There’s a sense that Gold Class arrived fully formed in the live setting, a notion compounded by the release of the full-length It’s You, resolute in its vision and dynamic. “I don’t think any of us are particularly interested in releasing three EPs then a record, what’s the point of that? The record should just be the songs you have, the songs you’re playing live on an album,” Adam states. “It made it harder to separate the songs. We couldn’t have done an EP or two EPs, this is a body of work and we put it out as one whole package,” Evan adds. “There aren’t any loose ideas that go through, we’re all pretty dedicated.” “There’s no messing around.” Evan laughs.


The live force of Gold Class’s performances is undeniable, a frenzy of elements anchored by Adam’s stoic and soaring vocal prowess. “I don’t think the show itself has changed, I think we’re better at it. Less nervous. We’re starting to play again on Monday, so I’m getting those first show jitters all over again,” Evan says. “It’s nice in that sense, having not really played, having talked about the record then jamming again, realising that’s just what we are,” Adam says. “We don’t have to think about it too much.” “As soon as we sped up the songs it felt natural,” Evan says, “And that’s what carries us through a gig, rather than trying to nail anything or be militantly tight.”
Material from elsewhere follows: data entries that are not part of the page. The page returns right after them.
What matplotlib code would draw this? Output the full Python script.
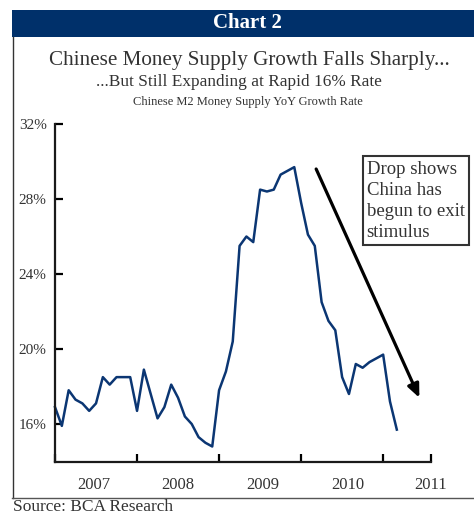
import matplotlib
matplotlib.use('Agg')
from matplotlib import pyplot as plt
from matplotlib.lines import Line2D
from matplotlib.patches import Rectangle

plt.rcParams['font.family'] = ['Liberation Serif', 'DejaVu Serif']

# months since Dec 2006 (Dec 2006 .. Feb 2011)
m2Growth = [16.9,
            15.9, 17.8, 17.3, 17.1, 16.7, 17.1, 18.5, 18.1, 18.5, 18.5, 18.5, 16.7,
            18.9, 17.6, 16.3, 16.9, 18.1, 17.4, 16.4, 16.0, 15.3, 15.0, 14.8, 17.8,
            18.8, 20.4, 25.5, 26.0, 25.7, 28.5, 28.4, 28.5, 29.3, 29.5, 29.7, 27.8,
            26.1, 25.5, 22.5, 21.5, 21.0, 18.5, 17.6, 19.2, 19.0, 19.3, 19.5, 19.7,
            17.2, 15.7]
months = list(range(len(m2Growth)))

yTicks = [16, 20, 24, 28, 32]
yTickLabels = ['16%', '20%', '24%', '28%', '32%']
xTicks = [0, 12, 24, 36, 48, 55]
yearPos = [5.7, 18, 30.4, 42.8, 55]
yearLabels = ['2007', '2008', '2009', '2010', '2011']

navy = '#0b3673'
textGray = '#333333'

fig = plt.figure(figsize=(4.74, 5.14), dpi=100)
W, H = 474, 514

# title banner
fig.add_artist(Rectangle((12 / W, 1 - 37 / H), 1 - 12 / W, 27 / H,
                         transform=fig.transFigure, color='#00306a', lw=0))
fig.text(247 / W, 1 - 23.5 / H, 'Chart 2', color='white', fontsize=15,
         fontweight='bold', ha='center', va='center')

# frame lines
fig.add_artist(Line2D([12.5 / W, 12.5 / W], [1 - 37 / H, 1 - 498 / H],
                      transform=fig.transFigure, color='#333333', lw=1))
fig.add_artist(Line2D([12 / W, 1], [1 - 498 / H, 1 - 498 / H],
                      transform=fig.transFigure, color='#555555', lw=1))

# titles
fig.text(249 / W, 1 - 60 / H, 'Chinese Money Supply Growth Falls Sharply...',
         fontsize=15.2, color=textGray, ha='center', va='center')
fig.text(239 / W, 1 - 82 / H, '...But Still Expanding at Rapid 16% Rate',
         fontsize=12.4, color=textGray, ha='center', va='center')
fig.text(248 / W, 1 - 102 / H, 'Chinese M2 Money Supply YoY Growth Rate',
         fontsize=9, color=textGray, ha='center', va='center')
fig.text(13 / W, 1 - 507 / H, 'Source: BCA Research', fontsize=12.5,
         color=textGray, ha='left', va='center')

ax = fig.add_axes([55 / W, 1 - 461.5 / H, (431 - 55) / W, (461.5 - 124) / H])
ax.plot(months, m2Growth, color=navy, linewidth=1.8, clip_on=False)

ax.set_xlim(0, 55)
ax.set_ylim(14, 32)
for side in ['top', 'right']:
    ax.spines[side].set_visible(False)
for side in ['left', 'bottom']:
    ax.spines[side].set_linewidth(1.6)
    ax.spines[side].set_color('#1a1a1a')

ax.set_yticks(yTicks)
ax.set_yticklabels(yTickLabels)
ax.tick_params(axis='y', direction='in', length=6, width=1.6,
               labelsize=11, labelcolor=textGray, pad=6)
ax.xaxis.remove_overlapping_locs = False
ax.set_xticks(xTicks)
ax.set_xticklabels([])
ax.tick_params(axis='x', which='major', direction='in', length=6, width=1.6)
ax.set_xticks(yearPos, minor=True)
ax.set_xticklabels(yearLabels, minor=True)
ax.tick_params(axis='x', which='minor', length=0, labelsize=12,
               labelcolor=textGray, pad=11)

# annotation arrow and box
ax.annotate('', xy=(53.3, 17.4), xytext=(38.2, 29.6),
            arrowprops=dict(arrowstyle='-|>,head_length=0.8,head_width=0.35',
                            color='black', lw=2.3, shrinkA=0, shrinkB=0),
            annotation_clip=False)
ax.text(45.6, 30.05, 'Drop shows\nChina has\nbegun to exit\nstimulus',
        fontsize=13.5, color=textGray, ha='left', va='top', linespacing=1.32,
        clip_on=False,
        bbox=dict(boxstyle='square,pad=0.22', facecolor='white',
                  edgecolor='#333333', lw=1.5))

plt.savefig('out.png', dpi=100)
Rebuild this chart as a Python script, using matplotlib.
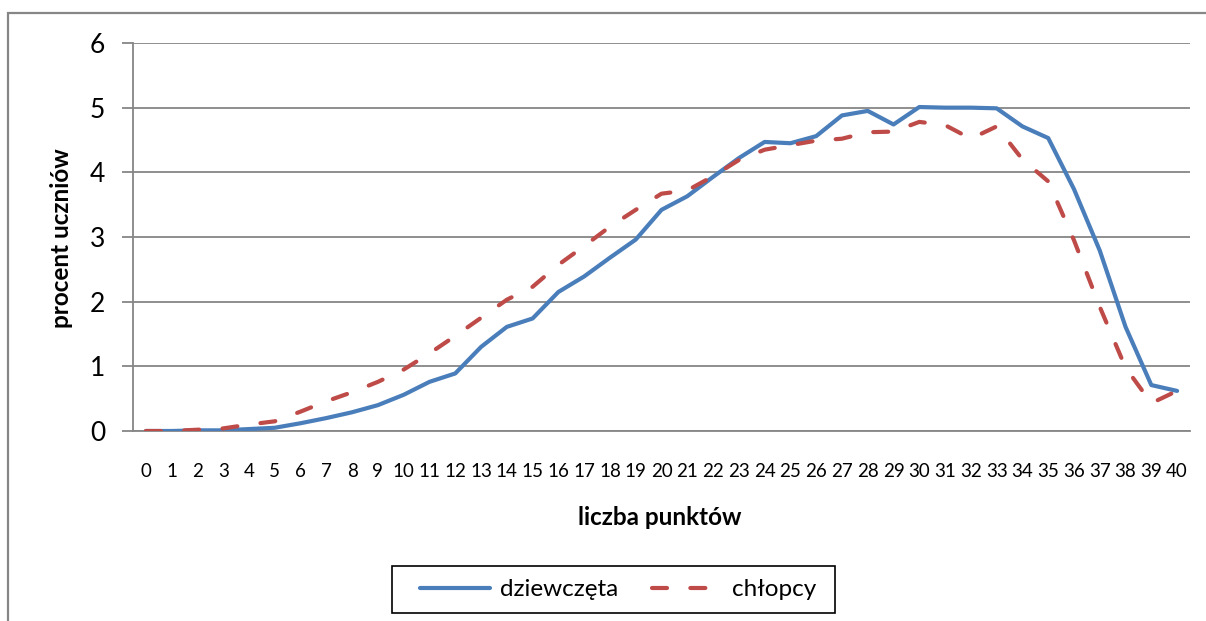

On record and in the live setting, Gold Class is comprised of each band member’s distinct element – puzzle pieces that can stand in isolation, but click together so wonderfully. “Mark [Hewitt, drums] is a mind reader,” Evan laughs. “He can play everything. We’re jealous, so we make him play drums. A huge part of getting him to play in this band and a reason we’re thankful he was available is that he is so easy to communicate with him as a musician. You can say something pretty abstract and he’ll go ‘oh yeah,’ and know what you’re talking about. You can get all Captain Beefheart, ‘play like a yellow tree’ sort of thing.” “That’s probably the case with all of us,” Adam says. “There aren’t many musical terms that get thrown about, they’re all pretty abstract ideas. Everyone seems to be on the same page generally, understanding what each other are talking about. We do talk about keeping things pretty minimal. If anything gets too elaborate, or too grandiose, it gets cut down pretty quickly.” “Space is important, making sure everything has its little room to play in,” Evan says. “When it gets too big that’s when we start to strip it back, that’s when the deconstruction happens.”


Gold Class exude strains of post-punk greats, still with distinctly Australian elements of tone. “I think in the past few decades there have been a million Australian bands we have been influenced by.” Adam states. “I don’t think it’s a post-punk thing. It might be Melbourne thing, or a Brisbane thing,” Evan says, touching on Adam’s Queensland roots. “For whatever reason it’s been interpreted as post- punk, by us and people listening to it. There’s not much getting around the fact that it has that feel to it. It’s just a product of watching Bird Blobs, or Dirty Three or The Drones. You listen to that when you’re younger and then turn that into something else when you work with different people.” 


It’s You is out now via Spunk Records.